Conquistador Inspiration


  • Mark does well to clarify. Magellan was surely a great sailor, but his "second" managed to complete the voyage, from the Philippines to Spain, with a reduced crew, in more than difficult conditions.

    Juan Sebastiàn Elcano (Elkano) was a great navigator too, and a "brother of blood" for me (born in Getaria, Gipuzkoa, near Donostia/San Sebastiàn). I know well the port and the landskapes of his youth.

    I don't know if it's possible for you to see the film in English version, but the most fabulous (and comical) movie about the Great Spain of the 17th century is "La Folie des Grandeurs" (Delusions of Grandeur, 1971), with Louis de Funès (Don Salluste, Grande de España and Minister of the Treasury) and Yves Montand (César, son valet audacieux, his daring servant)...

    The full film is accessible, in French, on Dailymotion (and perhaps on YouTube too). I think that even without understanding everything, you will have a great time !


  • Don't forget that they were also (greatly) helped by diseases, expecially smallpox, which the natives weren't accustomed, entire tribes/nations were devastated/wiped out by these terrrible viruses, without them probabilly the europeans wuold've had a more hard time  with the natives, f.e. in Africa was the (almost) exact contrary, europeans' expansion was limited by the local diseases.
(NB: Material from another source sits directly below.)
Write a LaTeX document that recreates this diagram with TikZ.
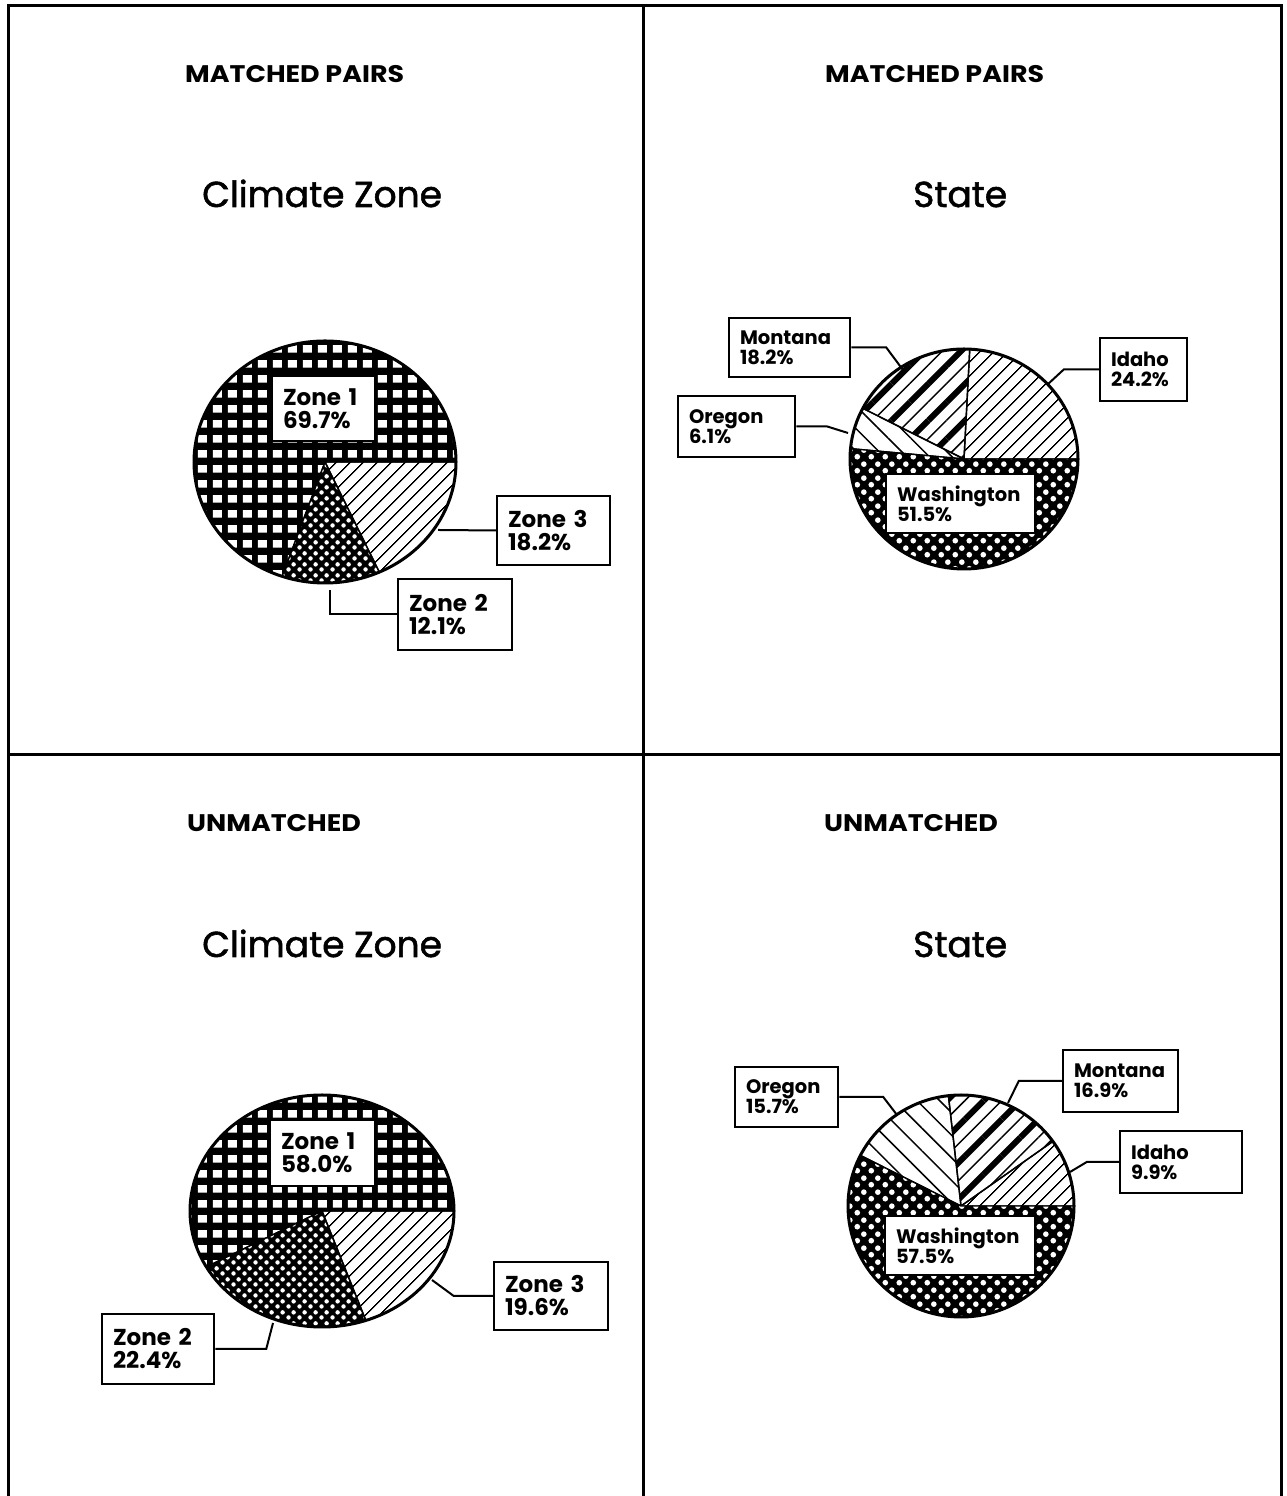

    P.s. when Magellan's expedition survivors arrived in Spain, I read that the single cargo in spices was worth of billions for that times, it alone was capable to repay various times expedition's cost.


  • The replica of this boat, "La Victoria", exists. I saw "her" once, to my great surprise, moored in a small port of the Basque Country. "She" was inaugurated at the Universal Exhibition of Sevilla (1992).

    She's a large nutshell, human-sized... When you see the size of our modern long-distance boats, it's incredible to think that people have been able to circumnavigate the world with this type of vessel !


  • Arizona Military Museum, Phoenix, AZ:


  • @Pierre Lerdou-Udoy 

    it's incredible to think that people have been able to circumnavigate the world with this type of vessel !

    What I cannot fathom is that a good portion of the 18 survivors joined the Loaísa-Expedition some years later and did it again. The "German gunner" that shows up as a background character in the series is one Hans von Aachen, and one of the few survivors of the Loaisa-Expedision, and thus the first man on earth who circumnavigated twice. He got lost during his third attempt with the Villabos expection 42.


  • Comrade Axel, you do well to recall that "Iberians" and "Germans" went hand in hand toward these unknown horizons... with the Habsburg for lords and masters.